Dataset extract start

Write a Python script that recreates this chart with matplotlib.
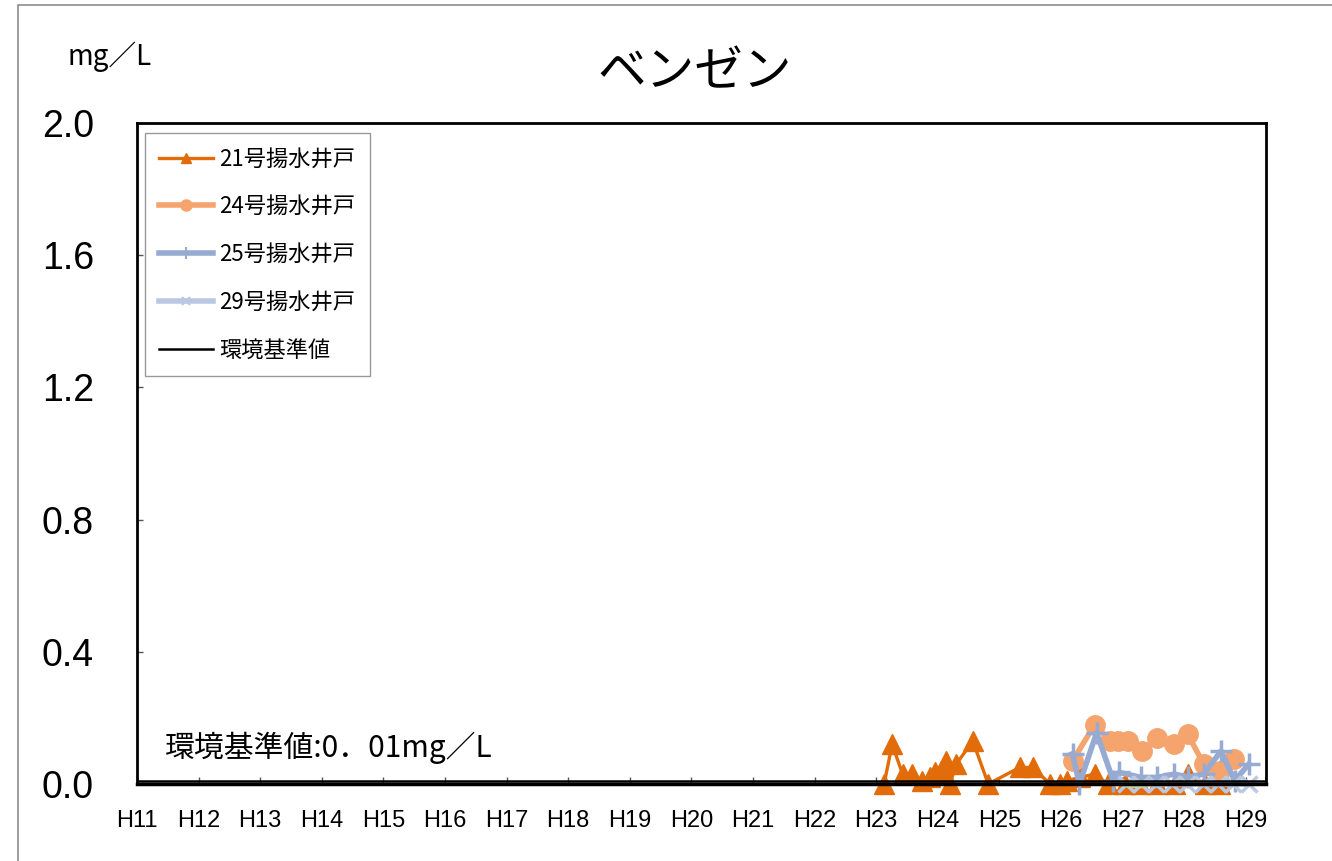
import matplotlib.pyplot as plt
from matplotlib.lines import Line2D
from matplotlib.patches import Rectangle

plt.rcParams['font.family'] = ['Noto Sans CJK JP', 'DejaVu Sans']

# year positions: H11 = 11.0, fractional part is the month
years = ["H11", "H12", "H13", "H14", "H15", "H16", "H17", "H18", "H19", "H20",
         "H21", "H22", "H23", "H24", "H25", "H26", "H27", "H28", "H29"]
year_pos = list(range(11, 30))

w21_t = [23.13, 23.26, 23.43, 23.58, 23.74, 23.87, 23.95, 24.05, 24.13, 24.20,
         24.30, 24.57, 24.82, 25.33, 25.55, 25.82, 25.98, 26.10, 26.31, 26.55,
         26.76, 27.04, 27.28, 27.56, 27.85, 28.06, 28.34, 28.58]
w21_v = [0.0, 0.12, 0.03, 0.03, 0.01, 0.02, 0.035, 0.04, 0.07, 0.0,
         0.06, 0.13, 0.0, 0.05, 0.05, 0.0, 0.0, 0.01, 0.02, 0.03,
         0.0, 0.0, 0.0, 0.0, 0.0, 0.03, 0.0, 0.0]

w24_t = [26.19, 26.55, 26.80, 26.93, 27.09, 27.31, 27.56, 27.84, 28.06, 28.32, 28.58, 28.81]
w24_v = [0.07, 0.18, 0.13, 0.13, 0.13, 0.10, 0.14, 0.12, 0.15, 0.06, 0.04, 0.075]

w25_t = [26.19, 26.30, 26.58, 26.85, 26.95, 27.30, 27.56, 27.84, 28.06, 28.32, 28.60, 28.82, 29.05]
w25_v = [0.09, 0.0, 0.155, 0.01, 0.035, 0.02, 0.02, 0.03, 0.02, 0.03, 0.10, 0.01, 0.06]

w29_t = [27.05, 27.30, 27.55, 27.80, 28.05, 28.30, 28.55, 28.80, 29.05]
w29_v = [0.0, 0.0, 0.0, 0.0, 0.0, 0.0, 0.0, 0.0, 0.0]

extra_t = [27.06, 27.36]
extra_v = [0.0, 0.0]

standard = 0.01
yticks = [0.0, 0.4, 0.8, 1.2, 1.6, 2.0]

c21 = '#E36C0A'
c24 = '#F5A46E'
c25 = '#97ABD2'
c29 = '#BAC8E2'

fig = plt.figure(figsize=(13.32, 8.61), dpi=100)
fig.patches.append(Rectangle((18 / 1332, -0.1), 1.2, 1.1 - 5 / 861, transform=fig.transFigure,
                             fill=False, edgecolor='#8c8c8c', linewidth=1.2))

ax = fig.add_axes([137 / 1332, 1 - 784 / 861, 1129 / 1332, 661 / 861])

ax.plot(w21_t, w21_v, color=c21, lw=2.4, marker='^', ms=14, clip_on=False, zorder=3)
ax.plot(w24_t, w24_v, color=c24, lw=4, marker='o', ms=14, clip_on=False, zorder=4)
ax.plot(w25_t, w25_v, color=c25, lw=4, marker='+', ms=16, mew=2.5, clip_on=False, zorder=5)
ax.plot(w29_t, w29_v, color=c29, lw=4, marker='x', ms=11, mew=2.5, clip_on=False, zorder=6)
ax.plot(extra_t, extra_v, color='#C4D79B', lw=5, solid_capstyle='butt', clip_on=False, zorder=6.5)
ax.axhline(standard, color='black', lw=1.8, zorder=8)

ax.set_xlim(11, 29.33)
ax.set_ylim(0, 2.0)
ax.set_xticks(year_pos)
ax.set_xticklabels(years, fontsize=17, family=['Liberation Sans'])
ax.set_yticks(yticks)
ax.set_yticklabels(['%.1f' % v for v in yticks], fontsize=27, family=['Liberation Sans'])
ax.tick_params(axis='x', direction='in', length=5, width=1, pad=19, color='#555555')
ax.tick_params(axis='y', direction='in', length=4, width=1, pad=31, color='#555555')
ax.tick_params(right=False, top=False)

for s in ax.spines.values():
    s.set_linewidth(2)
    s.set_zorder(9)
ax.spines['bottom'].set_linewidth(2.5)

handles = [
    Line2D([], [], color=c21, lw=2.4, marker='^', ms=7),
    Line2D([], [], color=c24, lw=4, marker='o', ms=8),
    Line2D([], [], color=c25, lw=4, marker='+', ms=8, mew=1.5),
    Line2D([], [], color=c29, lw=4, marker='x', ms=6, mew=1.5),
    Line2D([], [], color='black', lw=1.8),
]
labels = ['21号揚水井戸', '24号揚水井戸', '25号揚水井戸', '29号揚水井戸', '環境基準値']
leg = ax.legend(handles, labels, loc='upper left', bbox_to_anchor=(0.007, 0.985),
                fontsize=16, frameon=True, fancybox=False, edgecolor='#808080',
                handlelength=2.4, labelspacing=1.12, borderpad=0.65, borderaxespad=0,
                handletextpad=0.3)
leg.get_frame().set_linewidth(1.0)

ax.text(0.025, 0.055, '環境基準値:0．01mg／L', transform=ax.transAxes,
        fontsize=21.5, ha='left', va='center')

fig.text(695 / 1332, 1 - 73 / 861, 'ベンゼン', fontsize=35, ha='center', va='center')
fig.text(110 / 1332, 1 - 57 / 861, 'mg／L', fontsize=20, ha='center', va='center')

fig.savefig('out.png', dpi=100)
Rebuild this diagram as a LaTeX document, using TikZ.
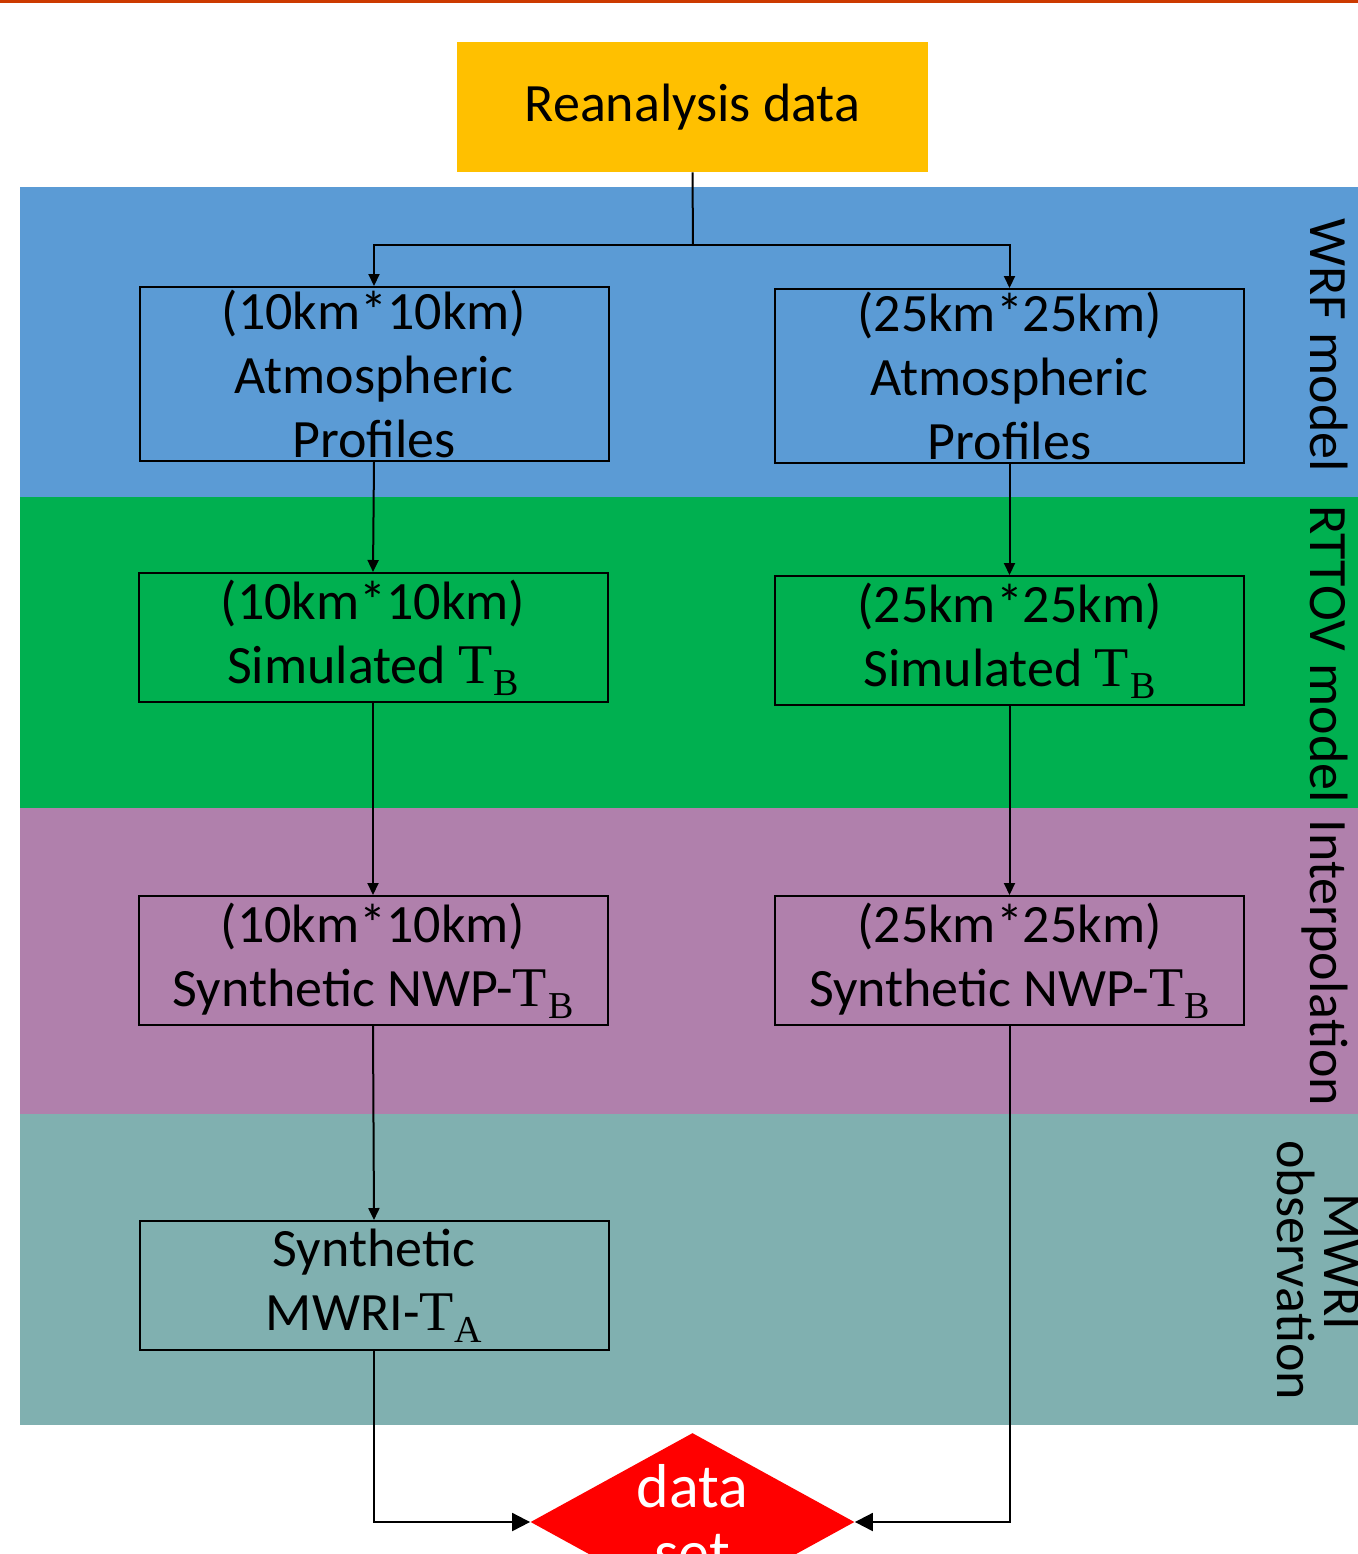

Dataset extract end

-- What is needed --
Reproduce the data above in full, exactly as it is, with the pictures left out.

-- Written answer --
Write a Python script that recreates this chart with matplotlib.
import matplotlib.pyplot as plt
from matplotlib.lines import Line2D
from matplotlib.patches import Rectangle

plt.rcParams['font.family'] = ['Noto Sans CJK JP', 'DejaVu Sans']

# year positions: H11 = 11.0, fractional part is the month
years = ["H11", "H12", "H13", "H14", "H15", "H16", "H17", "H18", "H19", "H20",
         "H21", "H22", "H23", "H24", "H25", "H26", "H27", "H28", "H29"]
year_pos = list(range(11, 30))

w21_t = [23.13, 23.26, 23.43, 23.58, 23.74, 23.87, 23.95, 24.05, 24.13, 24.20,
         24.30, 24.57, 24.82, 25.33, 25.55, 25.82, 25.98, 26.10, 26.31, 26.55,
         26.76, 27.04, 27.28, 27.56, 27.85, 28.06, 28.34, 28.58]
w21_v = [0.0, 0.12, 0.03, 0.03, 0.01, 0.02, 0.035, 0.04, 0.07, 0.0,
         0.06, 0.13, 0.0, 0.05, 0.05, 0.0, 0.0, 0.01, 0.02, 0.03,
         0.0, 0.0, 0.0, 0.0, 0.0, 0.03, 0.0, 0.0]

w24_t = [26.19, 26.55, 26.80, 26.93, 27.09, 27.31, 27.56, 27.84, 28.06, 28.32, 28.58, 28.81]
w24_v = [0.07, 0.18, 0.13, 0.13, 0.13, 0.10, 0.14, 0.12, 0.15, 0.06, 0.04, 0.075]

w25_t = [26.19, 26.30, 26.58, 26.85, 26.95, 27.30, 27.56, 27.84, 28.06, 28.32, 28.60, 28.82, 29.05]
w25_v = [0.09, 0.0, 0.155, 0.01, 0.035, 0.02, 0.02, 0.03, 0.02, 0.03, 0.10, 0.01, 0.06]

w29_t = [27.05, 27.30, 27.55, 27.80, 28.05, 28.30, 28.55, 28.80, 29.05]
w29_v = [0.0, 0.0, 0.0, 0.0, 0.0, 0.0, 0.0, 0.0, 0.0]

extra_t = [27.06, 27.36]
extra_v = [0.0, 0.0]

standard = 0.01
yticks = [0.0, 0.4, 0.8, 1.2, 1.6, 2.0]

c21 = '#E36C0A'
c24 = '#F5A46E'
c25 = '#97ABD2'
c29 = '#BAC8E2'

fig = plt.figure(figsize=(13.32, 8.61), dpi=100)
fig.patches.append(Rectangle((18 / 1332, -0.1), 1.2, 1.1 - 5 / 861, transform=fig.transFigure,
                             fill=False, edgecolor='#8c8c8c', linewidth=1.2))

ax = fig.add_axes([137 / 1332, 1 - 784 / 861, 1129 / 1332, 661 / 861])

ax.plot(w21_t, w21_v, color=c21, lw=2.4, marker='^', ms=14, clip_on=False, zorder=3)
ax.plot(w24_t, w24_v, color=c24, lw=4, marker='o', ms=14, clip_on=False, zorder=4)
ax.plot(w25_t, w25_v, color=c25, lw=4, marker='+', ms=16, mew=2.5, clip_on=False, zorder=5)
ax.plot(w29_t, w29_v, color=c29, lw=4, marker='x', ms=11, mew=2.5, clip_on=False, zorder=6)
ax.plot(extra_t, extra_v, color='#C4D79B', lw=5, solid_capstyle='butt', clip_on=False, zorder=6.5)
ax.axhline(standard, color='black', lw=1.8, zorder=8)

ax.set_xlim(11, 29.33)
ax.set_ylim(0, 2.0)
ax.set_xticks(year_pos)
ax.set_xticklabels(years, fontsize=17, family=['Liberation Sans'])
ax.set_yticks(yticks)
ax.set_yticklabels(['%.1f' % v for v in yticks], fontsize=27, family=['Liberation Sans'])
ax.tick_params(axis='x', direction='in', length=5, width=1, pad=19, color='#555555')
ax.tick_params(axis='y', direction='in', length=4, width=1, pad=31, color='#555555')
ax.tick_params(right=False, top=False)

for s in ax.spines.values():
    s.set_linewidth(2)
    s.set_zorder(9)
ax.spines['bottom'].set_linewidth(2.5)

handles = [
    Line2D([], [], color=c21, lw=2.4, marker='^', ms=7),
    Line2D([], [], color=c24, lw=4, marker='o', ms=8),
    Line2D([], [], color=c25, lw=4, marker='+', ms=8, mew=1.5),
    Line2D([], [], color=c29, lw=4, marker='x', ms=6, mew=1.5),
    Line2D([], [], color='black', lw=1.8),
]
labels = ['21号揚水井戸', '24号揚水井戸', '25号揚水井戸', '29号揚水井戸', '環境基準値']
leg = ax.legend(handles, labels, loc='upper left', bbox_to_anchor=(0.007, 0.985),
                fontsize=16, frameon=True, fancybox=False, edgecolor='#808080',
                handlelength=2.4, labelspacing=1.12, borderpad=0.65, borderaxespad=0,
                handletextpad=0.3)
leg.get_frame().set_linewidth(1.0)

ax.text(0.025, 0.055, '環境基準値:0．01mg／L', transform=ax.transAxes,
        fontsize=21.5, ha='left', va='center')

fig.text(695 / 1332, 1 - 73 / 861, 'ベンゼン', fontsize=35, ha='center', va='center')
fig.text(110 / 1332, 1 - 57 / 861, 'mg／L', fontsize=20, ha='center', va='center')

fig.savefig('out.png', dpi=100)
Rebuild this diagram as a LaTeX document, using TikZ.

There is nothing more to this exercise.